__Task statement__:
Repeat the data word for word. Do not include the pictures.

┌─ Information supplied

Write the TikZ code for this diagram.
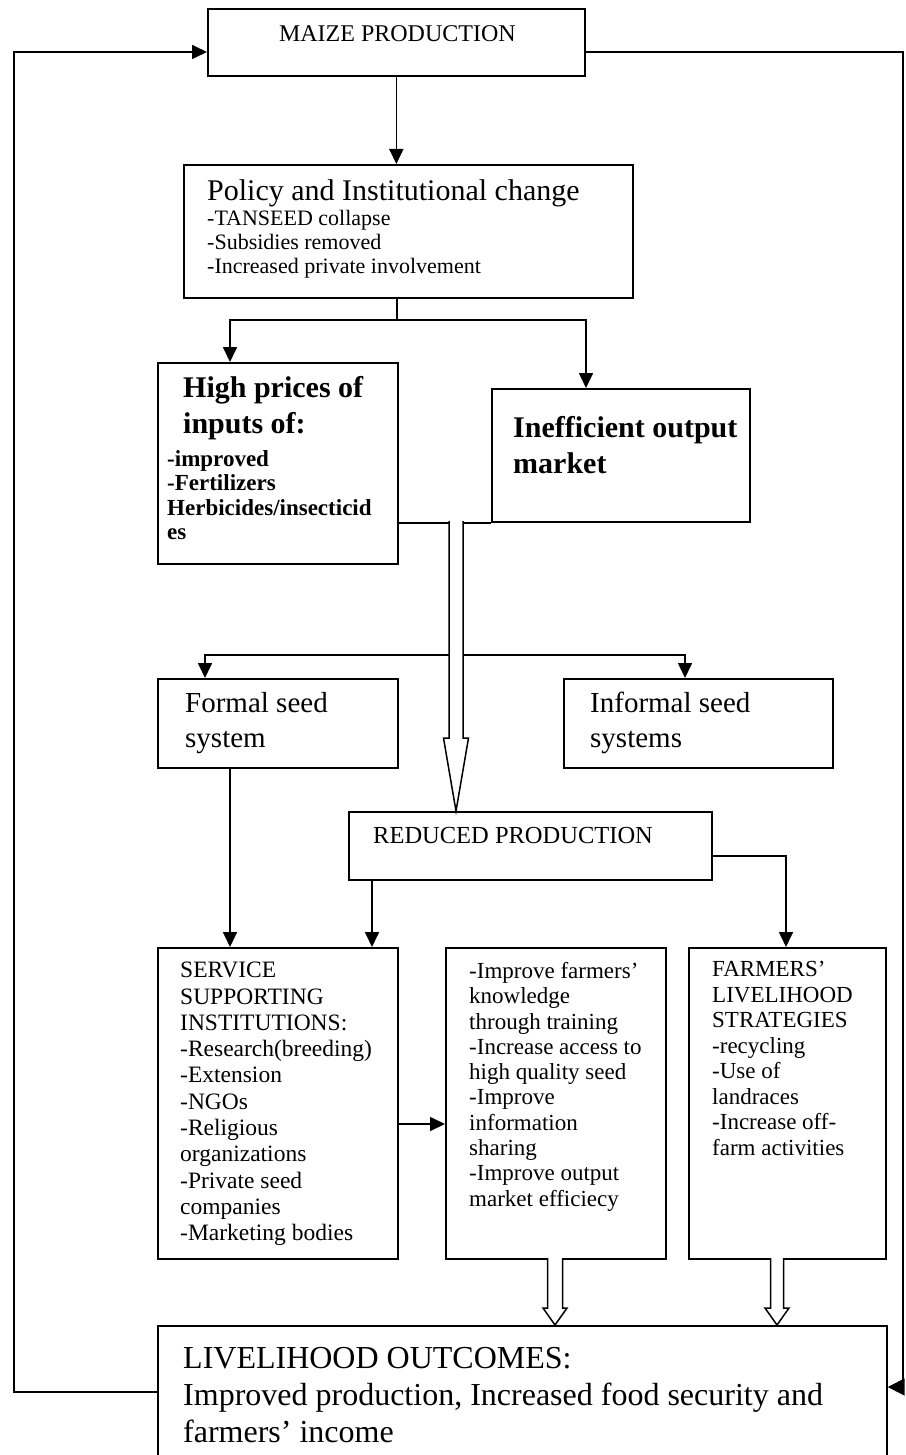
\documentclass[tikz,border=0pt]{standalone}
\usepackage{fontspec}
\setmainfont{Liberation Serif}
\usetikzlibrary{arrows.meta,calc}
\tikzset{
  box/.style={draw, line width=1.7pt, inner sep=0pt, anchor=north west},
  conn/.style={line width=1.7pt},
  arr/.style={conn, -{Triangle[length=15pt,width=14pt]}},
  bigarr/.style={conn, -{Triangle[length=17pt,width=17pt]}},
  hollow/.style={line width=1.5pt, fill=white, line join=miter},
  txt/.style={inner sep=0pt, anchor=north west, align=left},
}
\newcommand{\boxat}[5]{\node[box, minimum width=#4pt, minimum height=#5pt] (#1) at (#2,#3) {};}
\newcommand{\hollowdown}[6]{% x, ytop, yshaftend, ytip, halfshaft, halfhead
  \draw[hollow] (#1-#5,#2) -- (#1-#5,#3) -- (#1-#6,#3) -- (#1,#4) -- (#1+#6,#3) -- (#1+#5,#3) -- (#1+#5,#2);}
\begin{document}
\begin{tikzpicture}[x=1pt,y=-1pt]
\useasboundingbox (0,0) rectangle (905,1455);
% boxes
\boxat{maize}{207}{8}{377}{67}
\boxat{policy}{183}{164}{449}{133}
\boxat{high}{157}{362}{240}{201}
\boxat{ineff}{491}{388}{258}{133}
\boxat{formal}{157}{678}{240}{89}
\boxat{informal}{563}{678}{269}{89}
\boxat{reduced}{348}{811}{363}{68}
\boxat{service}{157}{947}{240}{311}
\boxat{middle}{445}{947}{220}{311}
\boxat{farmers}{688}{947}{197}{311}
\boxat{outcome}{157}{1325}{729}{140}
% texts
\node[txt, anchor=north, font=\fontsize{24}{28}\selectfont] (tmaize) at ($(maize.north)+(1,17)$) {MAIZE PRODUCTION};
\node[txt, font=\fontsize{30}{34}\selectfont] (tpol) at (207,179) {Policy and Institutional change};
\node[txt, font=\fontsize{22}{24}\selectfont] (tpol2) at (207,210) {-TANSEED collapse\\-Subsidies removed\\-Increased private involvement};
\node[txt, font=\bfseries\fontsize{30}{36}\selectfont] (thigh) at (183,376) {High prices of\\inputs of:};
\node[txt, font=\bfseries\fontsize{23}{24.5}\selectfont] (thigh2) at (167,450) {-improved\\-Fertilizers\\Herbicides/insecticid\\es};
\node[txt, font=\bfseries\fontsize{30}{36}\selectfont] (tineff) at (513,416) {Inefficient output\\market};
\node[txt, font=\fontsize{29}{35}\selectfont] (tformal) at (185,692) {Formal seed\\system};
\node[txt, font=\fontsize{29}{35}\selectfont] (tinformal) at (590,692) {Informal seed\\systems};
\node[txt, font=\fontsize{24.5}{28}\selectfont] (treduced) at (373,827) {REDUCED PRODUCTION};
\node[txt, font=\fontsize{23.5}{26.3}\selectfont] (tservice) at (180,962) {SERVICE\\SUPPORTING\\INSTITUTIONS:\\-Research(breeding)\\-Extension\\-NGOs\\-Religious\\organizations\\-Private seed\\companies\\-Marketing bodies};
\node[txt, font=\fontsize{23}{25.3}\selectfont] (tmiddle) at (469,962) {-Improve farmers’\\knowledge\\through training\\-Increase access to\\high quality seed\\-Improve\\information\\sharing\\-Improve output\\market efficiecy};
\node[txt, font=\fontsize{23}{25.5}\selectfont] (tfarmers) at (712,961) {FARMERS’\\LIVELIHOOD\\STRATEGIES\\-recycling\\-Use of\\landraces\\-Increase off-\\farm activities};
\node[txt, font=\fontsize{32}{37}\selectfont] (toutcome) at (183,1347) {LIVELIHOOD OUTCOMES:\\Improved production, Increased food security and\\farmers’ income};
% feedback loops
\coordinate (leftrail) at (14,52);
\coordinate (rightrail) at (903,52);
\draw[arr] ($(outcome.north west)+(0,67)$) -| (leftrail) -- ($(maize.north west)+(0,44)$);
\draw[bigarr] ($(maize.north east)+(0,44)$) -- (rightrail) |- ($(outcome.north east)+(0,62)$);
% maize -> policy
\draw[arr] (maize.south) -- (maize.south |- policy.north);
% policy -> high / ineff
\coordinate (pj) at (397,320);
\draw[conn] (policy.south -| pj) -- (pj);
\draw[arr] (pj) -| ($(high.north west)+(73,0)$);
\draw[arr] (pj) -| ($(ineff.north west)+(95,0)$);
% join line
\draw[conn] (high.east |- ineff.south) -- (ineff.south west);
% branches to seed systems
\coordinate (bj) at (449,655);
\coordinate (bj2) at (463,655);
\draw[arr] (bj) -| ($(formal.north west)+(48,0)$);
\draw[arr] (bj2) -| ($(informal.north west)+(122,0)$);
% big hollow arrow
\hollowdown{456}{521}{738}{811}{7}{12.5}
% formal -> service, reduced -> service, reduced -> farmers
\draw[arr] ($(formal.south west)+(73,0)$) -- ($(service.north west)+(73,0)$);
\draw[arr] ($(reduced.south west)+(24,0)$) -- ($(service.north west)+(215,0)$);
\draw[arr] ($(reduced.north east)+(0,45)$) -| ($(farmers.north west)+(98,0)$);
% service -> middle
\draw[arr] ($(service.north east)+(0,177)$) -- ($(middle.north west)+(0,177)$);
% hollow arrows to outcome
\hollowdown{555}{1258}{1308}{1325}{7.5}{12}
\hollowdown{777}{1258}{1308}{1325}{6.5}{12}
\end{tikzpicture}
\end{document}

└─

__Answer to the problem__:
Write the TikZ code for this diagram.
\documentclass[tikz,border=0pt]{standalone}
\usepackage{fontspec}
\setmainfont{Liberation Serif}
\usetikzlibrary{arrows.meta,calc}
\tikzset{
  box/.style={draw, line width=1.7pt, inner sep=0pt, anchor=north west},
  conn/.style={line width=1.7pt},
  arr/.style={conn, -{Triangle[length=15pt,width=14pt]}},
  bigarr/.style={conn, -{Triangle[length=17pt,width=17pt]}},
  hollow/.style={line width=1.5pt, fill=white, line join=miter},
  txt/.style={inner sep=0pt, anchor=north west, align=left},
}
\newcommand{\boxat}[5]{\node[box, minimum width=#4pt, minimum height=#5pt] (#1) at (#2,#3) {};}
\newcommand{\hollowdown}[6]{% x, ytop, yshaftend, ytip, halfshaft, halfhead
  \draw[hollow] (#1-#5,#2) -- (#1-#5,#3) -- (#1-#6,#3) -- (#1,#4) -- (#1+#6,#3) -- (#1+#5,#3) -- (#1+#5,#2);}
\begin{document}
\begin{tikzpicture}[x=1pt,y=-1pt]
\useasboundingbox (0,0) rectangle (905,1455);
% boxes
\boxat{maize}{207}{8}{377}{67}
\boxat{policy}{183}{164}{449}{133}
\boxat{high}{157}{362}{240}{201}
\boxat{ineff}{491}{388}{258}{133}
\boxat{formal}{157}{678}{240}{89}
\boxat{informal}{563}{678}{269}{89}
\boxat{reduced}{348}{811}{363}{68}
\boxat{service}{157}{947}{240}{311}
\boxat{middle}{445}{947}{220}{311}
\boxat{farmers}{688}{947}{197}{311}
\boxat{outcome}{157}{1325}{729}{140}
% texts
\node[txt, anchor=north, font=\fontsize{24}{28}\selectfont] (tmaize) at ($(maize.north)+(1,17)$) {MAIZE PRODUCTION};
\node[txt, font=\fontsize{30}{34}\selectfont] (tpol) at (207,179) {Policy and Institutional change};
\node[txt, font=\fontsize{22}{24}\selectfont] (tpol2) at (207,210) {-TANSEED collapse\\-Subsidies removed\\-Increased private involvement};
\node[txt, font=\bfseries\fontsize{30}{36}\selectfont] (thigh) at (183,376) {High prices of\\inputs of:};
\node[txt, font=\bfseries\fontsize{23}{24.5}\selectfont] (thigh2) at (167,450) {-improved\\-Fertilizers\\Herbicides/insecticid\\es};
\node[txt, font=\bfseries\fontsize{30}{36}\selectfont] (tineff) at (513,416) {Inefficient output\\market};
\node[txt, font=\fontsize{29}{35}\selectfont] (tformal) at (185,692) {Formal seed\\system};
\node[txt, font=\fontsize{29}{35}\selectfont] (tinformal) at (590,692) {Informal seed\\systems};
\node[txt, font=\fontsize{24.5}{28}\selectfont] (treduced) at (373,827) {REDUCED PRODUCTION};
\node[txt, font=\fontsize{23.5}{26.3}\selectfont] (tservice) at (180,962) {SERVICE\\SUPPORTING\\INSTITUTIONS:\\-Research(breeding)\\-Extension\\-NGOs\\-Religious\\organizations\\-Private seed\\companies\\-Marketing bodies};
\node[txt, font=\fontsize{23}{25.3}\selectfont] (tmiddle) at (469,962) {-Improve farmers’\\knowledge\\through training\\-Increase access to\\high quality seed\\-Improve\\information\\sharing\\-Improve output\\market efficiecy};
\node[txt, font=\fontsize{23}{25.5}\selectfont] (tfarmers) at (712,961) {FARMERS’\\LIVELIHOOD\\STRATEGIES\\-recycling\\-Use of\\landraces\\-Increase off-\\farm activities};
\node[txt, font=\fontsize{32}{37}\selectfont] (toutcome) at (183,1347) {LIVELIHOOD OUTCOMES:\\Improved production, Increased food security and\\farmers’ income};
% feedback loops
\coordinate (leftrail) at (14,52);
\coordinate (rightrail) at (903,52);
\draw[arr] ($(outcome.north west)+(0,67)$) -| (leftrail) -- ($(maize.north west)+(0,44)$);
\draw[bigarr] ($(maize.north east)+(0,44)$) -- (rightrail) |- ($(outcome.north east)+(0,62)$);
% maize -> policy
\draw[arr] (maize.south) -- (maize.south |- policy.north);
% policy -> high / ineff
\coordinate (pj) at (397,320);
\draw[conn] (policy.south -| pj) -- (pj);
\draw[arr] (pj) -| ($(high.north west)+(73,0)$);
\draw[arr] (pj) -| ($(ineff.north west)+(95,0)$);
% join line
\draw[conn] (high.east |- ineff.south) -- (ineff.south west);
% branches to seed systems
\coordinate (bj) at (449,655);
\coordinate (bj2) at (463,655);
\draw[arr] (bj) -| ($(formal.north west)+(48,0)$);
\draw[arr] (bj2) -| ($(informal.north west)+(122,0)$);
% big hollow arrow
\hollowdown{456}{521}{738}{811}{7}{12.5}
% formal -> service, reduced -> service, reduced -> farmers
\draw[arr] ($(formal.south west)+(73,0)$) -- ($(service.north west)+(73,0)$);
\draw[arr] ($(reduced.south west)+(24,0)$) -- ($(service.north west)+(215,0)$);
\draw[arr] ($(reduced.north east)+(0,45)$) -| ($(farmers.north west)+(98,0)$);
% service -> middle
\draw[arr] ($(service.north east)+(0,177)$) -- ($(middle.north west)+(0,177)$);
% hollow arrows to outcome
\hollowdown{555}{1258}{1308}{1325}{7.5}{12}
\hollowdown{777}{1258}{1308}{1325}{6.5}{12}
\end{tikzpicture}
\end{document}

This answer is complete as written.